Copy out the listing that follows, exactly, without its pictures.

========

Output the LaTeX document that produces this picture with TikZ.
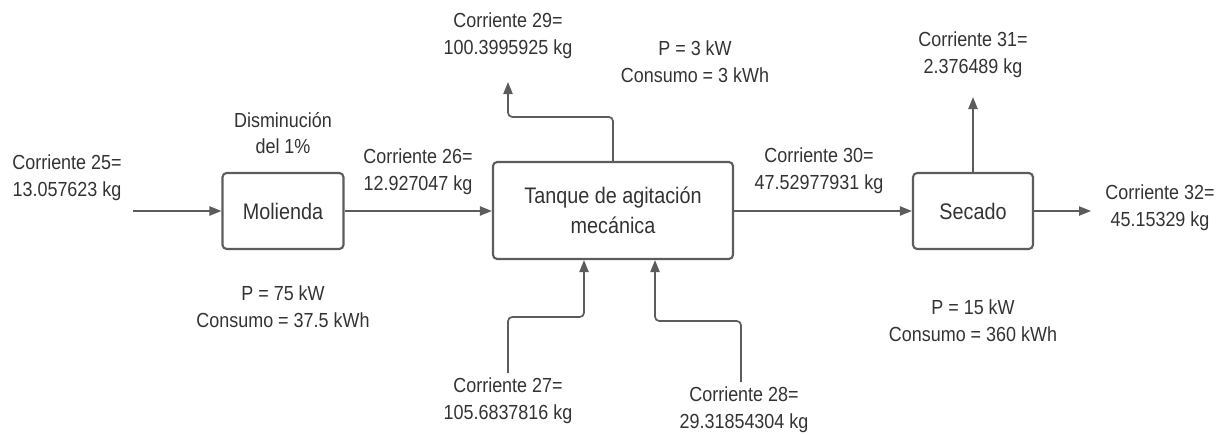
\documentclass[tikz,border=0pt]{standalone}
\usepackage{fontspec}
\setmainfont{Liberation Sans}[FakeStretch=0.88]
\usepackage{xcolor}
\usetikzlibrary{positioning, arrows.meta}
\definecolor{linegray}{HTML}{5C5C5C}
\definecolor{textgray}{HTML}{333333}

\begin{document}
\begin{tikzpicture}[
      x=0.025cm, y=-0.025cm,
      font=\fontsize{14.5}{19}\selectfont,
      unit/.style={rounded corners=3pt, draw=linegray, line width=1.5pt, align=center,
                   text=textgray, inner sep=2pt, font=\fontsize{16}{21}\selectfont},
      lbl/.style={align=center, text=textgray, inner sep=1pt},
      flow/.style={-{Triangle[length=0.3cm, width=0.23cm]}, line width=1.2pt, draw=linegray,
                   rounded corners=3pt}]
    \useasboundingbox (0,0) rectangle (1221,434);
    \node[unit, minimum width=3.025cm, minimum height=1.9cm] (mol) at (283,211) {Molienda};
    \node[unit, minimum width=6cm, minimum height=2.425cm] (tan) at (613,210.5) {Tanque de agitación\\mecánica};
    \node[unit, minimum width=3cm, minimum height=1.9cm] (sec) at (973,211) {Secado};
    \node[lbl] (l25) at (67,178) {Corriente 25=\\13.057623 kg};
    \node[lbl] (l26) at (418,172) {Corriente 26=\\12.927047 kg};
    \node[lbl] (l27) at (508,401) {Corriente 27=\\105.6837816 kg};
    \node[lbl] (l28) at (744,410) {Corriente 28=\\29.31854304 kg};
    \node[lbl] (l29) at (508,36) {Corriente 29=\\100.3995925 kg};
    \node[lbl] (l30) at (819,171) {Corriente 30=\\47.52977931 kg};
    \node[lbl] (l31) at (973,55) {Corriente 31=\\2.376489 kg};
    \node[lbl] (l32) at (1160,208) {Corriente 32=\\45.15329 kg};
    \node[lbl] (dism) at (283,133) {Disminución\\del 1\%};
    \node[lbl] (pmol) at (283,307) {P = 75 kW\\Consumo = 37.5 kWh};
    \node[lbl] (ptan) at (695,62) {P = 3 kW\\Consumo = 3 kWh};
    \node[lbl] (psec) at (973,321) {P = 15 kW\\Consumo = 360 kWh};
    \coordinate (in25) at (133,211);
    \coordinate (s27) at (508,373);
    \coordinate (s28) at (741,382);
    \coordinate (e29) at (508,82);
    \coordinate (e31) at (973,97);
    \coordinate (e32) at (1091,211);
    \draw[flow] (in25) -- (mol);
    \draw[flow] (mol) -- (tan.west |- mol);
    \draw[flow] (tan.east |- sec) -- (sec);
    \draw[flow] (sec) -- (e32);
    \draw[flow] (sec) -- (e31);
    \draw[flow] (tan.north) -- ++(0,-44) -| (e29);
    \draw[flow] (s27) |- (584,317) -- (584,0 |- tan.south);
    \draw[flow] (s28) |- (655,321) -- (655,0 |- tan.south);
  \end{tikzpicture}
\end{document}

========

* _EXERCISE OUTPUT_
Output the LaTeX document that produces this picture with TikZ.
\documentclass[tikz,border=0pt]{standalone}
\usepackage{fontspec}
\setmainfont{Liberation Sans}[FakeStretch=0.88]
\usepackage{xcolor}
\usetikzlibrary{positioning, arrows.meta}
\definecolor{linegray}{HTML}{5C5C5C}
\definecolor{textgray}{HTML}{333333}

\begin{document}
\begin{tikzpicture}[
      x=0.025cm, y=-0.025cm,
      font=\fontsize{14.5}{19}\selectfont,
      unit/.style={rounded corners=3pt, draw=linegray, line width=1.5pt, align=center,
                   text=textgray, inner sep=2pt, font=\fontsize{16}{21}\selectfont},
      lbl/.style={align=center, text=textgray, inner sep=1pt},
      flow/.style={-{Triangle[length=0.3cm, width=0.23cm]}, line width=1.2pt, draw=linegray,
                   rounded corners=3pt}]
    \useasboundingbox (0,0) rectangle (1221,434);
    \node[unit, minimum width=3.025cm, minimum height=1.9cm] (mol) at (283,211) {Molienda};
    \node[unit, minimum width=6cm, minimum height=2.425cm] (tan) at (613,210.5) {Tanque de agitación\\mecánica};
    \node[unit, minimum width=3cm, minimum height=1.9cm] (sec) at (973,211) {Secado};
    \node[lbl] (l25) at (67,178) {Corriente 25=\\13.057623 kg};
    \node[lbl] (l26) at (418,172) {Corriente 26=\\12.927047 kg};
    \node[lbl] (l27) at (508,401) {Corriente 27=\\105.6837816 kg};
    \node[lbl] (l28) at (744,410) {Corriente 28=\\29.31854304 kg};
    \node[lbl] (l29) at (508,36) {Corriente 29=\\100.3995925 kg};
    \node[lbl] (l30) at (819,171) {Corriente 30=\\47.52977931 kg};
    \node[lbl] (l31) at (973,55) {Corriente 31=\\2.376489 kg};
    \node[lbl] (l32) at (1160,208) {Corriente 32=\\45.15329 kg};
    \node[lbl] (dism) at (283,133) {Disminución\\del 1\%};
    \node[lbl] (pmol) at (283,307) {P = 75 kW\\Consumo = 37.5 kWh};
    \node[lbl] (ptan) at (695,62) {P = 3 kW\\Consumo = 3 kWh};
    \node[lbl] (psec) at (973,321) {P = 15 kW\\Consumo = 360 kWh};
    \coordinate (in25) at (133,211);
    \coordinate (s27) at (508,373);
    \coordinate (s28) at (741,382);
    \coordinate (e29) at (508,82);
    \coordinate (e31) at (973,97);
    \coordinate (e32) at (1091,211);
    \draw[flow] (in25) -- (mol);
    \draw[flow] (mol) -- (tan.west |- mol);
    \draw[flow] (tan.east |- sec) -- (sec);
    \draw[flow] (sec) -- (e32);
    \draw[flow] (sec) -- (e31);
    \draw[flow] (tan.north) -- ++(0,-44) -| (e29);
    \draw[flow] (s27) |- (584,317) -- (584,0 |- tan.south);
    \draw[flow] (s28) |- (655,321) -- (655,0 |- tan.south);
  \end{tikzpicture}
\end{document}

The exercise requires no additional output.